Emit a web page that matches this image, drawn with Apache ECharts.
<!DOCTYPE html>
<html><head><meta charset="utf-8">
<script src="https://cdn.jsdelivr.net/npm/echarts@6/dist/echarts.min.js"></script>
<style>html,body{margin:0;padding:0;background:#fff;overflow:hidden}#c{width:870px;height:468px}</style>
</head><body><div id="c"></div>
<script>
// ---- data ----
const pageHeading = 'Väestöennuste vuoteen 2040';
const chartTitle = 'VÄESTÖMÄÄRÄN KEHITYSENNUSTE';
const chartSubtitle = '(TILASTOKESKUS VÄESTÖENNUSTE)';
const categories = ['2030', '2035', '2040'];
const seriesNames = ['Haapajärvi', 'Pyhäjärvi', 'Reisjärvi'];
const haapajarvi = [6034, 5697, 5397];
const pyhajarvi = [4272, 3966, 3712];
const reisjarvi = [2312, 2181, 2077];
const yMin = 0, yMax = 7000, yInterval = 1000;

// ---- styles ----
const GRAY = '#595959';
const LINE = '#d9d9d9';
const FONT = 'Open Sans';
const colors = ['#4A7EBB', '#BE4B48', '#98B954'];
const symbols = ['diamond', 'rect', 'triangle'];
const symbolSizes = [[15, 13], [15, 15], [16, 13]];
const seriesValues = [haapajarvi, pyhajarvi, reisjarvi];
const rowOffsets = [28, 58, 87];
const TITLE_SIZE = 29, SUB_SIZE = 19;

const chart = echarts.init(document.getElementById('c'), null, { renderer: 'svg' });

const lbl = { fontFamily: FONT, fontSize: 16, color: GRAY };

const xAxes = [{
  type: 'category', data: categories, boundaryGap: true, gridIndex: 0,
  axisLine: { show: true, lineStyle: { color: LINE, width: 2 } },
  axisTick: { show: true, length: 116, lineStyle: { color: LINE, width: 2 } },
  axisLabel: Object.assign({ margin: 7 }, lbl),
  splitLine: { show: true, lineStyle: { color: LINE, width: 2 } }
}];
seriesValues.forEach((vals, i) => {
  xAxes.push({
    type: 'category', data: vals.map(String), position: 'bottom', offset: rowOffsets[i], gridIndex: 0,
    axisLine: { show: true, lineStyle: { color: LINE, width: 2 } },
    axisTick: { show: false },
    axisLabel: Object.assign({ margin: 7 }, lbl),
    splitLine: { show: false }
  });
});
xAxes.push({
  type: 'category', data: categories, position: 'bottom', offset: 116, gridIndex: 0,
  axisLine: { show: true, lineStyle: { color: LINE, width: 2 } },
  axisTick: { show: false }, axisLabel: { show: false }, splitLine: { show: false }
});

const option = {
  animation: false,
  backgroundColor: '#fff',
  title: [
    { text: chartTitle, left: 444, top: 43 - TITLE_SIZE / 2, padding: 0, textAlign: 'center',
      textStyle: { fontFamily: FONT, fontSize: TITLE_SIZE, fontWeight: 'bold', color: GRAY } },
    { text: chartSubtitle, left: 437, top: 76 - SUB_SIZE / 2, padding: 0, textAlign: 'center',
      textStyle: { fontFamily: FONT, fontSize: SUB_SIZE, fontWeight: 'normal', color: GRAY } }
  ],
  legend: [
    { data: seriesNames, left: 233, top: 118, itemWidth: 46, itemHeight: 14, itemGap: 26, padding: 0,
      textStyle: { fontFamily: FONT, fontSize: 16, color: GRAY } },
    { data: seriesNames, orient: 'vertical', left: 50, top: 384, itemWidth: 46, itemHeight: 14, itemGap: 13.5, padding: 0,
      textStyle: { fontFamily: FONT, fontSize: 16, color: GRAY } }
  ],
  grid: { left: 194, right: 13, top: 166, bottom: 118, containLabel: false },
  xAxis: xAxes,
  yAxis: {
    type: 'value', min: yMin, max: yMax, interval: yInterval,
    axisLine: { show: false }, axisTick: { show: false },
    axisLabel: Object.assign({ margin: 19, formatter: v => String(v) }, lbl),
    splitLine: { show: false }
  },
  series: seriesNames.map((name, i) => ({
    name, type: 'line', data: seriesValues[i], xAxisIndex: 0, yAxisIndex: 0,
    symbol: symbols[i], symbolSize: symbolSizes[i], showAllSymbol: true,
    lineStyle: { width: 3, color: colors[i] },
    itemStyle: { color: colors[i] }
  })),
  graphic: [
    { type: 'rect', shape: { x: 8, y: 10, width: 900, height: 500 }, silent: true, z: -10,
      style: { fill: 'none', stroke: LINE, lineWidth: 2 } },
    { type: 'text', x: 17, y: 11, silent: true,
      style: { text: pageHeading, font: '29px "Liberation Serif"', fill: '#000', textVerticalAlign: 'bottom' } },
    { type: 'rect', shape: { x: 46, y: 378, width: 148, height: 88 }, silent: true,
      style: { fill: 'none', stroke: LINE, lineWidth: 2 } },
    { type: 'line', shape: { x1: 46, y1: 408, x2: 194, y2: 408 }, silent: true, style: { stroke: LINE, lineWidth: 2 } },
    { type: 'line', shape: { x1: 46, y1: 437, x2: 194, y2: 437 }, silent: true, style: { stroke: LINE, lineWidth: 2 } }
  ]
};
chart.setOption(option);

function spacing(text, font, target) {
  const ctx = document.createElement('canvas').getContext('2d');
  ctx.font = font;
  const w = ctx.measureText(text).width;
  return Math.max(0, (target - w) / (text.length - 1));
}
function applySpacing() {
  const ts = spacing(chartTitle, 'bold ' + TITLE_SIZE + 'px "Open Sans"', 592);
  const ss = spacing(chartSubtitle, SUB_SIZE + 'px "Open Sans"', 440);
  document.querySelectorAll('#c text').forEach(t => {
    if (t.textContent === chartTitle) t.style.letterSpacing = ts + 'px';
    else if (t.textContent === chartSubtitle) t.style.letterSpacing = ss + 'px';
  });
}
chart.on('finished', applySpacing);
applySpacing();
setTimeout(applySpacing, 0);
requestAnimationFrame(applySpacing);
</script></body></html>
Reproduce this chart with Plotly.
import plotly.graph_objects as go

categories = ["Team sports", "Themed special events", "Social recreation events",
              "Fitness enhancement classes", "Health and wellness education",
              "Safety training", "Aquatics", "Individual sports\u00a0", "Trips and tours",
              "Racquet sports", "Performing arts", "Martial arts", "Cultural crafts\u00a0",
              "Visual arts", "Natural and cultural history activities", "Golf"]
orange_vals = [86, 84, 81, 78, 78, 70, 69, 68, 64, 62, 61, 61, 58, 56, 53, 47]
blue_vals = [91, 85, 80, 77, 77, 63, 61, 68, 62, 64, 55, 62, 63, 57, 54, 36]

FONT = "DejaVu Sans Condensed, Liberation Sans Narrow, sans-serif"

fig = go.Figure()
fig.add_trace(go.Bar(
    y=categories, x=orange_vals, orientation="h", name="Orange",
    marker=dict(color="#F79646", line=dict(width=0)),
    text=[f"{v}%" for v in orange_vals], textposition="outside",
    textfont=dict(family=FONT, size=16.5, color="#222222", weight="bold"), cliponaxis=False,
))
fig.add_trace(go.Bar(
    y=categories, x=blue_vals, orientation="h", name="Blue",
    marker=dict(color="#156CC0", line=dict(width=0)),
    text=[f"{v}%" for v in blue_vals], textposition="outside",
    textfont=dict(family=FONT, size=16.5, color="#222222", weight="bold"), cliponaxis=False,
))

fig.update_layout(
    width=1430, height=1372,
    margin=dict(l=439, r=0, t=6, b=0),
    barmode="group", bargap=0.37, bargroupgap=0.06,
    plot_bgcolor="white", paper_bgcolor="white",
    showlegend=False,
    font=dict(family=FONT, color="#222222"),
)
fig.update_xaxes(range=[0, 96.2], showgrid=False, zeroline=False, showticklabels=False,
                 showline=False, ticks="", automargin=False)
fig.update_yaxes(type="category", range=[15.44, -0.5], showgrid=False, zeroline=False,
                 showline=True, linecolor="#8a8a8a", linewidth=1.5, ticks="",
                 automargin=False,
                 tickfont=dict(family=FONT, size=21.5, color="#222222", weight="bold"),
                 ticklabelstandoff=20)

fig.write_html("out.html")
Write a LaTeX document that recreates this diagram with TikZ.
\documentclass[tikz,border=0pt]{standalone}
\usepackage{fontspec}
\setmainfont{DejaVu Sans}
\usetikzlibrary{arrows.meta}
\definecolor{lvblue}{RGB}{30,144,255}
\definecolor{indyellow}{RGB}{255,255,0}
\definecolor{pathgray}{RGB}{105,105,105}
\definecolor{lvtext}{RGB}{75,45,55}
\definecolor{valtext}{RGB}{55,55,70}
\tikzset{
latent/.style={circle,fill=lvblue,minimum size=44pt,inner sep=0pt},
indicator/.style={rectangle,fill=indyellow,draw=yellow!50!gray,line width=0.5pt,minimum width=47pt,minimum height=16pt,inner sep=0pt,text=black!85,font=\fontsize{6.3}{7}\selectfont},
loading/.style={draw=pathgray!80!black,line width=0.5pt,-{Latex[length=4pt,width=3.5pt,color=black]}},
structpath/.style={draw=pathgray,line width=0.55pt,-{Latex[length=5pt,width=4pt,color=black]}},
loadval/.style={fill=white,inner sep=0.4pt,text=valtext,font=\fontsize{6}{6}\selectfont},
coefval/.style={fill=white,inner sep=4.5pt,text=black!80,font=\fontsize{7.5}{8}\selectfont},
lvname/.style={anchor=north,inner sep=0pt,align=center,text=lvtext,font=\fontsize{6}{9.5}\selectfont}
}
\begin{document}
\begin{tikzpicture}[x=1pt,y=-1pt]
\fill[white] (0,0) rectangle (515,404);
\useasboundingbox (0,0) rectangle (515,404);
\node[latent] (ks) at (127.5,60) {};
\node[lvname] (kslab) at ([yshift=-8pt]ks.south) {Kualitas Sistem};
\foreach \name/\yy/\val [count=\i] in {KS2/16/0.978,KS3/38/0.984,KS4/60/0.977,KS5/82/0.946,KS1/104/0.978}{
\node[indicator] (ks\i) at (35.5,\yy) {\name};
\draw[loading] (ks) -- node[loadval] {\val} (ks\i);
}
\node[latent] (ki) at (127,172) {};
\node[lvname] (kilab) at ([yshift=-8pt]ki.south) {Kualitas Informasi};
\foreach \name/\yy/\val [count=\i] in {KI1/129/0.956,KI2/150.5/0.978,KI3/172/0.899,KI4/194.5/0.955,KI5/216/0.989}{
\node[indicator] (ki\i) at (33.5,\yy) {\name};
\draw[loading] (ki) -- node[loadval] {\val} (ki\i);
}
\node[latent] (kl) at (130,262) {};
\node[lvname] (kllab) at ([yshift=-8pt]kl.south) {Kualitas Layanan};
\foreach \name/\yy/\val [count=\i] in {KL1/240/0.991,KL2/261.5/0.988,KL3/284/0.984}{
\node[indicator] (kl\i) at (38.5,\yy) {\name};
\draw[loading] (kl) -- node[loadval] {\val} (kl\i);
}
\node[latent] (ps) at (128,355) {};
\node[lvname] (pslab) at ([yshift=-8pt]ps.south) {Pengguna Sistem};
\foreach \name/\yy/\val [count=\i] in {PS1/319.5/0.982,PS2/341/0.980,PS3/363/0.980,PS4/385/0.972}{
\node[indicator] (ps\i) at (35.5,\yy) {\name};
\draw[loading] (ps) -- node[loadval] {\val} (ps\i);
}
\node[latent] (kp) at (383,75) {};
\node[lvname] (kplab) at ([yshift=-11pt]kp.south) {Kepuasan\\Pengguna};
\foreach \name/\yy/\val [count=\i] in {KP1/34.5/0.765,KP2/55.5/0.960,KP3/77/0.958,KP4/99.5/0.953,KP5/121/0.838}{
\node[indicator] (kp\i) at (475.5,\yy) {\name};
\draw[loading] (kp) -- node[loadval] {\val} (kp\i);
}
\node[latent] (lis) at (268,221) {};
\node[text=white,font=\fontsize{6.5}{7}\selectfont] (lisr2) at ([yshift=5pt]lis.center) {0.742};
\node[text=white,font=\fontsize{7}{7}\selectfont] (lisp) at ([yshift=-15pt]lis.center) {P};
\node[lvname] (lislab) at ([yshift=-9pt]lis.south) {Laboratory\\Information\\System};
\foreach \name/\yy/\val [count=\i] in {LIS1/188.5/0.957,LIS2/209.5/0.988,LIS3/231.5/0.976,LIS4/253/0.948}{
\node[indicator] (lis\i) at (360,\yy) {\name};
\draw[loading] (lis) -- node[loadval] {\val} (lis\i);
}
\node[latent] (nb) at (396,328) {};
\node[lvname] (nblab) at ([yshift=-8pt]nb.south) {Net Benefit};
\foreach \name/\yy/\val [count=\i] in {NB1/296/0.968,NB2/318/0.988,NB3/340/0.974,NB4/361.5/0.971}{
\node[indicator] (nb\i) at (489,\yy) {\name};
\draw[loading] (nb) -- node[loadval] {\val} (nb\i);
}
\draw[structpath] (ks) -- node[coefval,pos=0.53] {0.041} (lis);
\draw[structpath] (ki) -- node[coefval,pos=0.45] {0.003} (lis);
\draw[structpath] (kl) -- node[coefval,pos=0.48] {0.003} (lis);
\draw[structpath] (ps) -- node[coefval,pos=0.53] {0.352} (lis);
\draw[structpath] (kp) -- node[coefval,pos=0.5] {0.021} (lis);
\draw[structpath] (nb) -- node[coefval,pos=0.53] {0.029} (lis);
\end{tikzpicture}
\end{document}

### Stated task
Repeat exactly the lines running from the one with "Reproduce this chart with Plotly." through the one with "import plotly.graph_objects as go", both included.

### Completed exercise
Reproduce this chart with Plotly.
import plotly.graph_objects as go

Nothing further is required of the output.